§ **DATA EXCERPT**
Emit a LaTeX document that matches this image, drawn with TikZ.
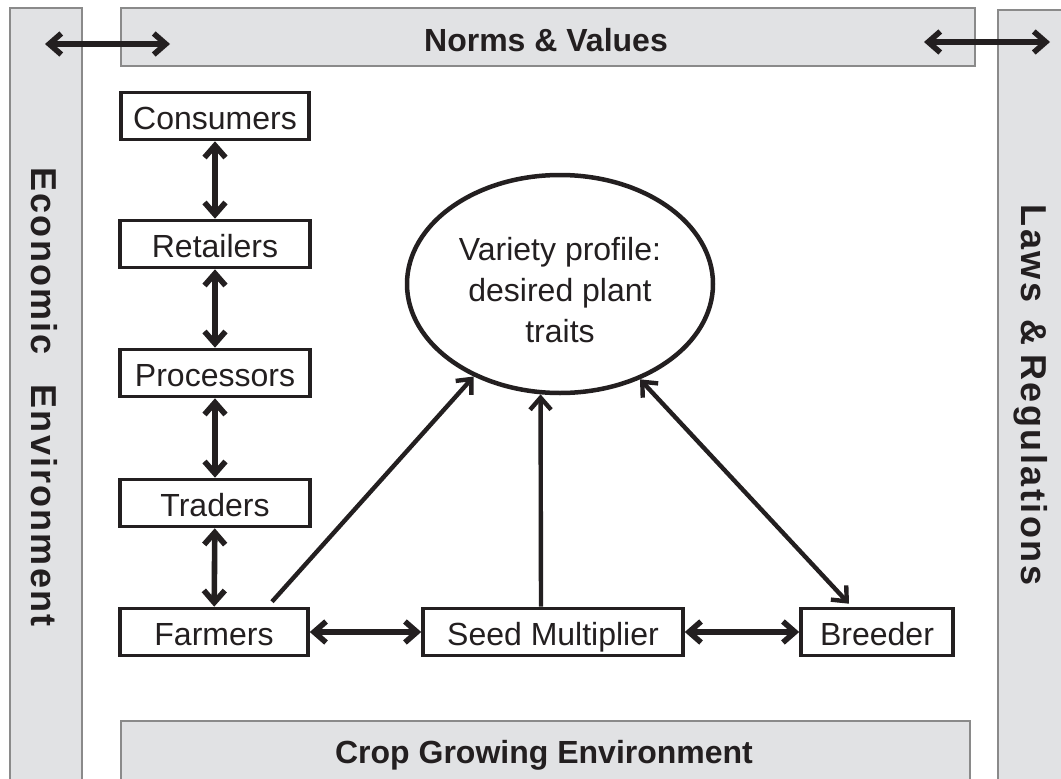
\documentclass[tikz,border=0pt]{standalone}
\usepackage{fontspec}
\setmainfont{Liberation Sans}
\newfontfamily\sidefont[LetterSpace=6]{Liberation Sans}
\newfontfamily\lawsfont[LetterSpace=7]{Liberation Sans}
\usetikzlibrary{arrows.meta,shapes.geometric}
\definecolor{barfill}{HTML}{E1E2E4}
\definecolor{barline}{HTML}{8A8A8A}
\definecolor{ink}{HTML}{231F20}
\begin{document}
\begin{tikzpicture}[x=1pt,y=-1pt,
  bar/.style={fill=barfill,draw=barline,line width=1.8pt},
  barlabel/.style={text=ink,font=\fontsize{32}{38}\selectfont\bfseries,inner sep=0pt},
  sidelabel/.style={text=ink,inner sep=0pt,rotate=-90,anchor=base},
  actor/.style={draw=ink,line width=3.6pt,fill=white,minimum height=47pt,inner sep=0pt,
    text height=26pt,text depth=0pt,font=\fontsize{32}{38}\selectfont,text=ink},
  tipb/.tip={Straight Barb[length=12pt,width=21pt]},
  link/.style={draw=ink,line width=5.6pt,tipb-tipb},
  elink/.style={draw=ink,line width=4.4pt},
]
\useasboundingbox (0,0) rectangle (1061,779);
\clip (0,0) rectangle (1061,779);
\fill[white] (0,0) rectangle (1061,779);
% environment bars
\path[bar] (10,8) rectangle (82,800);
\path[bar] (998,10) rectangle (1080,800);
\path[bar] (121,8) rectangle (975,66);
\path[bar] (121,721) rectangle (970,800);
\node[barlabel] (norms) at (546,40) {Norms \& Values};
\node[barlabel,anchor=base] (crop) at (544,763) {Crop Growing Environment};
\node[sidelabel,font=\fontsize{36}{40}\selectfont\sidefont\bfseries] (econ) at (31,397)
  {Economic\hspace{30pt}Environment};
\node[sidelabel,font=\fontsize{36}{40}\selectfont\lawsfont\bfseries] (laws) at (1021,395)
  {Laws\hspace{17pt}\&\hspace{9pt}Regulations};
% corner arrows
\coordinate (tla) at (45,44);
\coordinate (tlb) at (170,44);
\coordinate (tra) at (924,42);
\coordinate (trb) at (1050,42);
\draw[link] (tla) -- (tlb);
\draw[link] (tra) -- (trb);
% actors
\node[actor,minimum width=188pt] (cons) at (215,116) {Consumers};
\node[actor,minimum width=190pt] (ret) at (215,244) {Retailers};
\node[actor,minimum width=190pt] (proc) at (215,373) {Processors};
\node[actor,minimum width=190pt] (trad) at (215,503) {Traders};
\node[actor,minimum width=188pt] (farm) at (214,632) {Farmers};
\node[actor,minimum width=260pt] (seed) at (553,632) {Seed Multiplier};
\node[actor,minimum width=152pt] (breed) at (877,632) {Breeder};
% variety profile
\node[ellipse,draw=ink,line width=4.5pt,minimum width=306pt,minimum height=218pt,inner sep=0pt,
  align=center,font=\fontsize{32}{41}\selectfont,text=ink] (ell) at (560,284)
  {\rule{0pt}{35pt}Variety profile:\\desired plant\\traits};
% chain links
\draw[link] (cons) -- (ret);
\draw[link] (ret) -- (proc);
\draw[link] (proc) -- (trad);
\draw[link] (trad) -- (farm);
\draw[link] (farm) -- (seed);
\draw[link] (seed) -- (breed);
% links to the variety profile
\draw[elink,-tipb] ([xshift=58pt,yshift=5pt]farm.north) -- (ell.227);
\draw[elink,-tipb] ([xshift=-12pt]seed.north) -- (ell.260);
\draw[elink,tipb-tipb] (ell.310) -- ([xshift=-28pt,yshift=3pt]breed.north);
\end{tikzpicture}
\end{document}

§ **STATED GOAL**
Pictures are excluded; copy all other data exactly as shown.

§ **ANSWER IN FULL**
Emit a LaTeX document that matches this image, drawn with TikZ.
\documentclass[tikz,border=0pt]{standalone}
\usepackage{fontspec}
\setmainfont{Liberation Sans}
\newfontfamily\sidefont[LetterSpace=6]{Liberation Sans}
\newfontfamily\lawsfont[LetterSpace=7]{Liberation Sans}
\usetikzlibrary{arrows.meta,shapes.geometric}
\definecolor{barfill}{HTML}{E1E2E4}
\definecolor{barline}{HTML}{8A8A8A}
\definecolor{ink}{HTML}{231F20}
\begin{document}
\begin{tikzpicture}[x=1pt,y=-1pt,
  bar/.style={fill=barfill,draw=barline,line width=1.8pt},
  barlabel/.style={text=ink,font=\fontsize{32}{38}\selectfont\bfseries,inner sep=0pt},
  sidelabel/.style={text=ink,inner sep=0pt,rotate=-90,anchor=base},
  actor/.style={draw=ink,line width=3.6pt,fill=white,minimum height=47pt,inner sep=0pt,
    text height=26pt,text depth=0pt,font=\fontsize{32}{38}\selectfont,text=ink},
  tipb/.tip={Straight Barb[length=12pt,width=21pt]},
  link/.style={draw=ink,line width=5.6pt,tipb-tipb},
  elink/.style={draw=ink,line width=4.4pt},
]
\useasboundingbox (0,0) rectangle (1061,779);
\clip (0,0) rectangle (1061,779);
\fill[white] (0,0) rectangle (1061,779);
% environment bars
\path[bar] (10,8) rectangle (82,800);
\path[bar] (998,10) rectangle (1080,800);
\path[bar] (121,8) rectangle (975,66);
\path[bar] (121,721) rectangle (970,800);
\node[barlabel] (norms) at (546,40) {Norms \& Values};
\node[barlabel,anchor=base] (crop) at (544,763) {Crop Growing Environment};
\node[sidelabel,font=\fontsize{36}{40}\selectfont\sidefont\bfseries] (econ) at (31,397)
  {Economic\hspace{30pt}Environment};
\node[sidelabel,font=\fontsize{36}{40}\selectfont\lawsfont\bfseries] (laws) at (1021,395)
  {Laws\hspace{17pt}\&\hspace{9pt}Regulations};
% corner arrows
\coordinate (tla) at (45,44);
\coordinate (tlb) at (170,44);
\coordinate (tra) at (924,42);
\coordinate (trb) at (1050,42);
\draw[link] (tla) -- (tlb);
\draw[link] (tra) -- (trb);
% actors
\node[actor,minimum width=188pt] (cons) at (215,116) {Consumers};
\node[actor,minimum width=190pt] (ret) at (215,244) {Retailers};
\node[actor,minimum width=190pt] (proc) at (215,373) {Processors};
\node[actor,minimum width=190pt] (trad) at (215,503) {Traders};
\node[actor,minimum width=188pt] (farm) at (214,632) {Farmers};
\node[actor,minimum width=260pt] (seed) at (553,632) {Seed Multiplier};
\node[actor,minimum width=152pt] (breed) at (877,632) {Breeder};
% variety profile
\node[ellipse,draw=ink,line width=4.5pt,minimum width=306pt,minimum height=218pt,inner sep=0pt,
  align=center,font=\fontsize{32}{41}\selectfont,text=ink] (ell) at (560,284)
  {\rule{0pt}{35pt}Variety profile:\\desired plant\\traits};
% chain links
\draw[link] (cons) -- (ret);
\draw[link] (ret) -- (proc);
\draw[link] (proc) -- (trad);
\draw[link] (trad) -- (farm);
\draw[link] (farm) -- (seed);
\draw[link] (seed) -- (breed);
% links to the variety profile
\draw[elink,-tipb] ([xshift=58pt,yshift=5pt]farm.north) -- (ell.227);
\draw[elink,-tipb] ([xshift=-12pt]seed.north) -- (ell.260);
\draw[elink,tipb-tipb] (ell.310) -- ([xshift=-28pt,yshift=3pt]breed.north);
\end{tikzpicture}
\end{document}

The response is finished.